Throughput Definition
Historically, throughput has been a measure of the comparative effectiveness of large commercial computers that run many programs concurrently. An early throughput measure was the number of batch jobs completed in a day. More recent measures assume either a more complicated mixture of work or focus on some particular aspect of computer operation. Units like “trillion floating-point operations per second (TeraFLOPs or TFLOPS)” provide a metric for comparing the cost of raw computing over time or by manufacturer. A benchmark can be used to measure throughput. In data transmission, network throughput is the amount of data moved successfully from one place to another in a given time period, and typically measured in bits per second (bps), as in megabits per second (Mbps) or gigabits per second (Gbps).

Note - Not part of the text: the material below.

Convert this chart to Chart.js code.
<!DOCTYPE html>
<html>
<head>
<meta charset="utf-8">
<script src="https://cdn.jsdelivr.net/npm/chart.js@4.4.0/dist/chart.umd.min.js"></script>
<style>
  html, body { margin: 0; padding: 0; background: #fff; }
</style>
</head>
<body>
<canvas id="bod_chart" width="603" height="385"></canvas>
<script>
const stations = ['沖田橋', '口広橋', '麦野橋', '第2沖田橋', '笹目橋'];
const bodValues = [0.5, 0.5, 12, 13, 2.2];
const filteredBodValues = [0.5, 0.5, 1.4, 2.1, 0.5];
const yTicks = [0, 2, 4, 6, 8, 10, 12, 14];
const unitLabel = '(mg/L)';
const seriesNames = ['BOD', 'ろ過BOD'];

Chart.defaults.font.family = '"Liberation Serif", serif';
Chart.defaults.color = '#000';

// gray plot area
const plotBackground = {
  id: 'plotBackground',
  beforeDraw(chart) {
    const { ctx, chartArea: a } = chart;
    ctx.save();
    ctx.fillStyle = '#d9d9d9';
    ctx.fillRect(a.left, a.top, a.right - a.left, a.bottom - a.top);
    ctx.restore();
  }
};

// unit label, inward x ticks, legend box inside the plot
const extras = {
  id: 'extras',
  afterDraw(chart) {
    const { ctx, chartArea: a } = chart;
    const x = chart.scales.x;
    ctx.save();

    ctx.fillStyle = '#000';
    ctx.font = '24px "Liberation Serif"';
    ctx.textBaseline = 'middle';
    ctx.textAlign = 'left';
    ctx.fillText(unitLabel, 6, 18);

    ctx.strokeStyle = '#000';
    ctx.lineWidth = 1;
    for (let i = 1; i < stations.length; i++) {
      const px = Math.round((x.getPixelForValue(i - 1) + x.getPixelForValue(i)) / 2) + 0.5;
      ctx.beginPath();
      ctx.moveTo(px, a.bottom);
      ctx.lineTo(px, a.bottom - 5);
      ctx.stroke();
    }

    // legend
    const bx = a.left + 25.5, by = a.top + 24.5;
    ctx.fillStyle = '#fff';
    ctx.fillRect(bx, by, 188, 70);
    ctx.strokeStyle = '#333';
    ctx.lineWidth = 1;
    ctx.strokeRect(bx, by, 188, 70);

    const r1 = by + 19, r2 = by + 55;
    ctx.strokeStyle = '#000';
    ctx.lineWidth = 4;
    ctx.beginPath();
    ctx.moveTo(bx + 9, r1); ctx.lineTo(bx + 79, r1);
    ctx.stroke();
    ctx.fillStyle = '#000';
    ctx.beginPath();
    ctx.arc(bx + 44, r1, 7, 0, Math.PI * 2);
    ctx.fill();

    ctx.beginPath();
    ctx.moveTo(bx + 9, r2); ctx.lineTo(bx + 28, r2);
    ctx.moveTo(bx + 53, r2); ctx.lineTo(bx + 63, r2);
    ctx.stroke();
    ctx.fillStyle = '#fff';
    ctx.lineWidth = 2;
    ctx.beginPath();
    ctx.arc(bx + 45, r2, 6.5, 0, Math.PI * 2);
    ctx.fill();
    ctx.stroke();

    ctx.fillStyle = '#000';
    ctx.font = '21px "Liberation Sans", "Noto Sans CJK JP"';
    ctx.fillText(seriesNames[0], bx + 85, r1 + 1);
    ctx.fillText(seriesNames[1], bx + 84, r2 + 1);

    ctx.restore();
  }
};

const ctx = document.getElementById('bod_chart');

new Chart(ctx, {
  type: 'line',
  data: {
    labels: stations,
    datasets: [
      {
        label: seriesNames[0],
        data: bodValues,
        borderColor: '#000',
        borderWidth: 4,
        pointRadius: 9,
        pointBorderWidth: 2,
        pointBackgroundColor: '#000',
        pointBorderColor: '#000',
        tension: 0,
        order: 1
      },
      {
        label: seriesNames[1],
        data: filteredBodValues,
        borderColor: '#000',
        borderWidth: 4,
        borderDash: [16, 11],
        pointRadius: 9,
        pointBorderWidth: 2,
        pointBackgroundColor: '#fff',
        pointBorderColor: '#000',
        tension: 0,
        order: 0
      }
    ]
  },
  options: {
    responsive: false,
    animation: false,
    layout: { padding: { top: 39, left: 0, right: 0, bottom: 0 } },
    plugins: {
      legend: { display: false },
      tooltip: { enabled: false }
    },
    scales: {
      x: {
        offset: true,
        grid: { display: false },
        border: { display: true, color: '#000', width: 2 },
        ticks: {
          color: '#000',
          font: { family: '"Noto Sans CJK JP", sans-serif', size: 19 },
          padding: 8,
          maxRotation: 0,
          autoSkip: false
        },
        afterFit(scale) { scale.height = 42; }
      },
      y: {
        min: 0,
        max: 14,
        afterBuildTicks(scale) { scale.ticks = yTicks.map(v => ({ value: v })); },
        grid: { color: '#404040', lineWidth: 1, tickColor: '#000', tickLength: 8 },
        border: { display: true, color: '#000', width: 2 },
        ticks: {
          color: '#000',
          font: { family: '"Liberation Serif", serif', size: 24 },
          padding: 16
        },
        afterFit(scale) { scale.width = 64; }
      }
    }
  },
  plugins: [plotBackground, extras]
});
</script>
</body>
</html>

Likewise, in storage systems, throughput refers to either the amount of data that can be received and written to the storage medium or read from media and returned to the requesting system, typically measured in bytes per second (Bps). It can also refer to the number of discrete input or output (I/O) operations responded to in a second (IOPS).

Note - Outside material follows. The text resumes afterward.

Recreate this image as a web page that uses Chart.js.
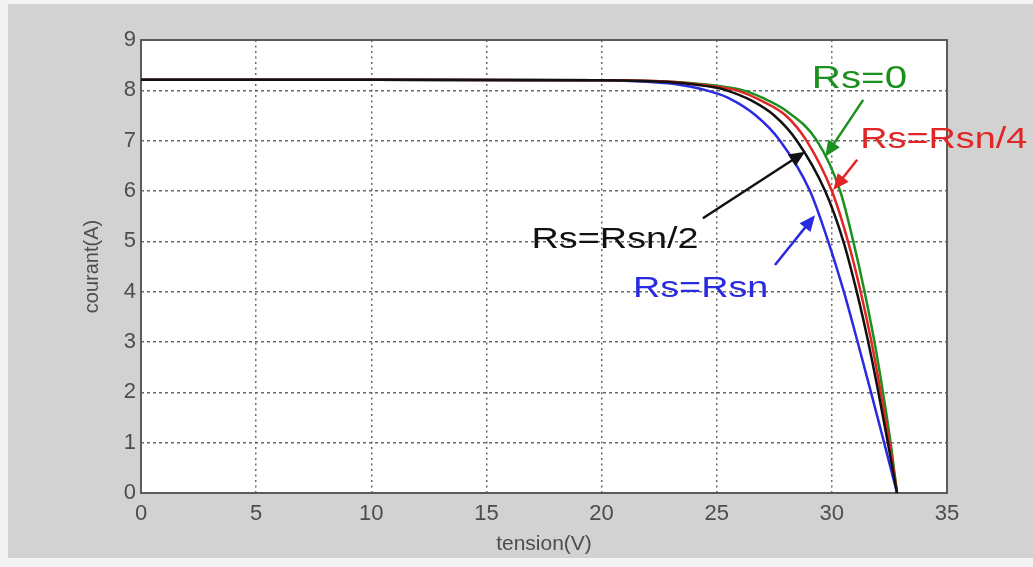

Throughput applies at higher levels of the IT infrastructure as well. Databases or other middleware can be discussed in terms of “transactions per second” (TPS); Web servers can be discussed in terms of page-views per minute.
Throughput also applies to the people and organizations using these systems: Independent of the TPS rating of its help desk software, for example, a help desk has its own throughput rate that includes the time staff spend on developing responses to requests.